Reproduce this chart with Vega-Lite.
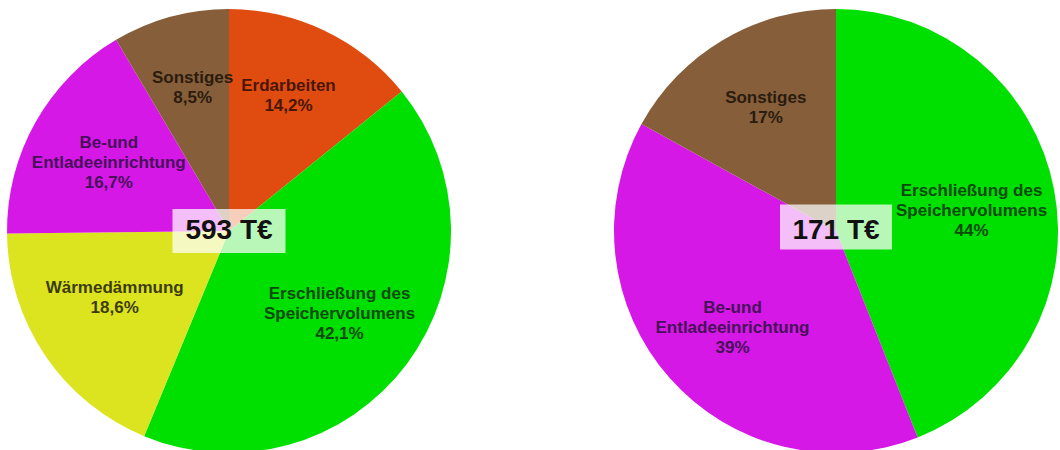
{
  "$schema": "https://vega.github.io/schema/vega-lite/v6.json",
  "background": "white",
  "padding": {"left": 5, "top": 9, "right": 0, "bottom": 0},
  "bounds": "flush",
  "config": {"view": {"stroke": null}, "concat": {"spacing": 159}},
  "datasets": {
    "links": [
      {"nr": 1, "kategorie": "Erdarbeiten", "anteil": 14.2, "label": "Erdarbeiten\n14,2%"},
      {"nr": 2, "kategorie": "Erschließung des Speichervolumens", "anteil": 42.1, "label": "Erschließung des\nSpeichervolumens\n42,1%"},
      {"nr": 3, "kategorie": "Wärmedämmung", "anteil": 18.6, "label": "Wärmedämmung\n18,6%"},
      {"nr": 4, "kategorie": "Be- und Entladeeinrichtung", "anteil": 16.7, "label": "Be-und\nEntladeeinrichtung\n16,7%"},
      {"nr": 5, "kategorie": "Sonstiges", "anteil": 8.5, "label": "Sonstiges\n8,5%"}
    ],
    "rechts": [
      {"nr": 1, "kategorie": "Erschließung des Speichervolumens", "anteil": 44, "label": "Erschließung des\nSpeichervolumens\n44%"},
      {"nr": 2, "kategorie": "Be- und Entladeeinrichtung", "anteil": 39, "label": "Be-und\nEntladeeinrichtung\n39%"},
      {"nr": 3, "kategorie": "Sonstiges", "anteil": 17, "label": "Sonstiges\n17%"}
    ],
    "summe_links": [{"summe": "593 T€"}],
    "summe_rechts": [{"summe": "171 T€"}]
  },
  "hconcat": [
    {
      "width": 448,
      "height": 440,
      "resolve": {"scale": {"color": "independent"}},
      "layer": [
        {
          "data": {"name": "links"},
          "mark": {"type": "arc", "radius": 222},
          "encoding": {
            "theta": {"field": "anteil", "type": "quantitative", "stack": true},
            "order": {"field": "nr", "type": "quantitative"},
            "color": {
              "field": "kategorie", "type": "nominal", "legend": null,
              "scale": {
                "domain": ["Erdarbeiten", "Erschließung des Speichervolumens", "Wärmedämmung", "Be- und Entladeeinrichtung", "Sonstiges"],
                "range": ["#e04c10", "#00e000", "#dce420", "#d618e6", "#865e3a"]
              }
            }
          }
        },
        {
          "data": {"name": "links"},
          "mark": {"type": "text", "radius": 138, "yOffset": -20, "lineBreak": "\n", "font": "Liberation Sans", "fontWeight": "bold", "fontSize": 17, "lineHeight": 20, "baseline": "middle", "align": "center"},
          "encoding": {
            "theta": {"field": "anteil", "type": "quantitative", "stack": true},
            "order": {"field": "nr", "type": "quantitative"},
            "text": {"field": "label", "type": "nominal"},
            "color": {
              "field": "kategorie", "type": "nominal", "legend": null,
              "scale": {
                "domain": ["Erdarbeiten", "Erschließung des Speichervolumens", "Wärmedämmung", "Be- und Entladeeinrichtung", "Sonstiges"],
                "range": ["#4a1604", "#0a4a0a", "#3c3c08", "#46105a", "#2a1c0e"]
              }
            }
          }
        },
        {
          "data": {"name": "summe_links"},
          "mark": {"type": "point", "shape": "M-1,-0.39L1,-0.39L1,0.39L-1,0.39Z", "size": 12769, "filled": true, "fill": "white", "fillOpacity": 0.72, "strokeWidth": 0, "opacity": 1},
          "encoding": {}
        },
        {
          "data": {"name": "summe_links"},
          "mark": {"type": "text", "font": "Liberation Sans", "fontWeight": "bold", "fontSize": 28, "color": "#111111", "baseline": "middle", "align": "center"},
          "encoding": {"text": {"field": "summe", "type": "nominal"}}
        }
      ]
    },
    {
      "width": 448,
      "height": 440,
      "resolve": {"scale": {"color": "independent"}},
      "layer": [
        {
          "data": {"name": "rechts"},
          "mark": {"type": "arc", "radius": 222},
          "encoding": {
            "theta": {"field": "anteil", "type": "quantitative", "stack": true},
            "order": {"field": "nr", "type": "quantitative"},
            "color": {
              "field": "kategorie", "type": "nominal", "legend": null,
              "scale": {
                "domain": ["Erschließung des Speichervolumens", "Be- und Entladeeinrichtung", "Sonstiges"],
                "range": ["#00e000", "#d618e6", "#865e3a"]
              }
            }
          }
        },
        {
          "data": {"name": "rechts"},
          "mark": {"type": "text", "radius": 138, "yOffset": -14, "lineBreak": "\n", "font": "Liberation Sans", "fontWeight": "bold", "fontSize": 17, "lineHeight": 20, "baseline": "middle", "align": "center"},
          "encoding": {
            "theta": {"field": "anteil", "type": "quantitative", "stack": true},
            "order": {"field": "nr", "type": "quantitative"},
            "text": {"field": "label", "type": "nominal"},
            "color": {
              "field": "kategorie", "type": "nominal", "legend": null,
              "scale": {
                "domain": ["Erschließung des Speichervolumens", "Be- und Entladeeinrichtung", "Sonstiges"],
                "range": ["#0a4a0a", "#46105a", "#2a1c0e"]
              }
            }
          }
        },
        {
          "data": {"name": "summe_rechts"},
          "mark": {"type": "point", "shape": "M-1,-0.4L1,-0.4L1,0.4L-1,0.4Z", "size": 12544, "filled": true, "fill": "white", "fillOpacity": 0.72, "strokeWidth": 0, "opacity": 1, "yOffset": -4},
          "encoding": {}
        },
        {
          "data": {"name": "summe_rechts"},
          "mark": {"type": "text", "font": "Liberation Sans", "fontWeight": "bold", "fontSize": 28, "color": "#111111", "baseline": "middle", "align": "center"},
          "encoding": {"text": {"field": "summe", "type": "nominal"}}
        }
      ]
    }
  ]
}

_OBJECTIVE:_
Retype the listing exactly. Pictures do not belong in the copy.

_ANSWER:_
Reproduce this chart with Vega-Lite.
{
  "$schema": "https://vega.github.io/schema/vega-lite/v6.json",
  "background": "white",
  "padding": {"left": 5, "top": 9, "right": 0, "bottom": 0},
  "bounds": "flush",
  "config": {"view": {"stroke": null}, "concat": {"spacing": 159}},
  "datasets": {
    "links": [
      {"nr": 1, "kategorie": "Erdarbeiten", "anteil": 14.2, "label": "Erdarbeiten\n14,2%"},
      {"nr": 2, "kategorie": "Erschließung des Speichervolumens", "anteil": 42.1, "label": "Erschließung des\nSpeichervolumens\n42,1%"},
      {"nr": 3, "kategorie": "Wärmedämmung", "anteil": 18.6, "label": "Wärmedämmung\n18,6%"},
      {"nr": 4, "kategorie": "Be- und Entladeeinrichtung", "anteil": 16.7, "label": "Be-und\nEntladeeinrichtung\n16,7%"},
      {"nr": 5, "kategorie": "Sonstiges", "anteil": 8.5, "label": "Sonstiges\n8,5%"}
    ],
    "rechts": [
      {"nr": 1, "kategorie": "Erschließung des Speichervolumens", "anteil": 44, "label": "Erschließung des\nSpeichervolumens\n44%"},
      {"nr": 2, "kategorie": "Be- und Entladeeinrichtung", "anteil": 39, "label": "Be-und\nEntladeeinrichtung\n39%"},
      {"nr": 3, "kategorie": "Sonstiges", "anteil": 17, "label": "Sonstiges\n17%"}
    ],
    "summe_links": [{"summe": "593 T€"}],
    "summe_rechts": [{"summe": "171 T€"}]
  },
  "hconcat": [
    {
      "width": 448,
      "height": 440,
      "resolve": {"scale": {"color": "independent"}},
      "layer": [
        {
          "data": {"name": "links"},
          "mark": {"type": "arc", "radius": 222},
          "encoding": {
            "theta": {"field": "anteil", "type": "quantitative", "stack": true},
            "order": {"field": "nr", "type": "quantitative"},
            "color": {
              "field": "kategorie", "type": "nominal", "legend": null,
              "scale": {
                "domain": ["Erdarbeiten", "Erschließung des Speichervolumens", "Wärmedämmung", "Be- und Entladeeinrichtung", "Sonstiges"],
                "range": ["#e04c10", "#00e000", "#dce420", "#d618e6", "#865e3a"]
              }
            }
          }
        },
        {
          "data": {"name": "links"},
          "mark": {"type": "text", "radius": 138, "yOffset": -20, "lineBreak": "\n", "font": "Liberation Sans", "fontWeight": "bold", "fontSize": 17, "lineHeight": 20, "baseline": "middle", "align": "center"},
          "encoding": {
            "theta": {"field": "anteil", "type": "quantitative", "stack": true},
            "order": {"field": "nr", "type": "quantitative"},
            "text": {"field": "label", "type": "nominal"},
            "color": {
              "field": "kategorie", "type": "nominal", "legend": null,
              "scale": {
                "domain": ["Erdarbeiten", "Erschließung des Speichervolumens", "Wärmedämmung", "Be- und Entladeeinrichtung", "Sonstiges"],
                "range": ["#4a1604", "#0a4a0a", "#3c3c08", "#46105a", "#2a1c0e"]
              }
            }
          }
        },
        {
          "data": {"name": "summe_links"},
          "mark": {"type": "point", "shape": "M-1,-0.39L1,-0.39L1,0.39L-1,0.39Z", "size": 12769, "filled": true, "fill": "white", "fillOpacity": 0.72, "strokeWidth": 0, "opacity": 1},
          "encoding": {}
        },
        {
          "data": {"name": "summe_links"},
          "mark": {"type": "text", "font": "Liberation Sans", "fontWeight": "bold", "fontSize": 28, "color": "#111111", "baseline": "middle", "align": "center"},
          "encoding": {"text": {"field": "summe", "type": "nominal"}}
        }
      ]
    },
    {
      "width": 448,
      "height": 440,
      "resolve": {"scale": {"color": "independent"}},
      "layer": [
        {
          "data": {"name": "rechts"},
          "mark": {"type": "arc", "radius": 222},
          "encoding": {
            "theta": {"field": "anteil", "type": "quantitative", "stack": true},
            "order": {"field": "nr", "type": "quantitative"},
            "color": {
              "field": "kategorie", "type": "nominal", "legend": null,
              "scale": {
                "domain": ["Erschließung des Speichervolumens", "Be- und Entladeeinrichtung", "Sonstiges"],
                "range": ["#00e000", "#d618e6", "#865e3a"]
              }
            }
          }
        },
        {
          "data": {"name": "rechts"},
          "mark": {"type": "text", "radius": 138, "yOffset": -14, "lineBreak": "\n", "font": "Liberation Sans", "fontWeight": "bold", "fontSize": 17, "lineHeight": 20, "baseline": "middle", "align": "center"},
          "encoding": {
            "theta": {"field": "anteil", "type": "quantitative", "stack": true},
            "order": {"field": "nr", "type": "quantitative"},
            "text": {"field": "label", "type": "nominal"},
            "color": {
              "field": "kategorie", "type": "nominal", "legend": null,
              "scale": {
                "domain": ["Erschließung des Speichervolumens", "Be- und Entladeeinrichtung", "Sonstiges"],
                "range": ["#0a4a0a", "#46105a", "#2a1c0e"]
              }
            }
          }
        },
        {
          "data": {"name": "summe_rechts"},
          "mark": {"type": "point", "shape": "M-1,-0.4L1,-0.4L1,0.4L-1,0.4Z", "size": 12544, "filled": true, "fill": "white", "fillOpacity": 0.72, "strokeWidth": 0, "opacity": 1, "yOffset": -4},
          "encoding": {}
        },
        {
          "data": {"name": "summe_rechts"},
          "mark": {"type": "text", "font": "Liberation Sans", "fontWeight": "bold", "fontSize": 28, "color": "#111111", "baseline": "middle", "align": "center"},
          "encoding": {"text": {"field": "summe", "type": "nominal"}}
        }
      ]
    }
  ]
}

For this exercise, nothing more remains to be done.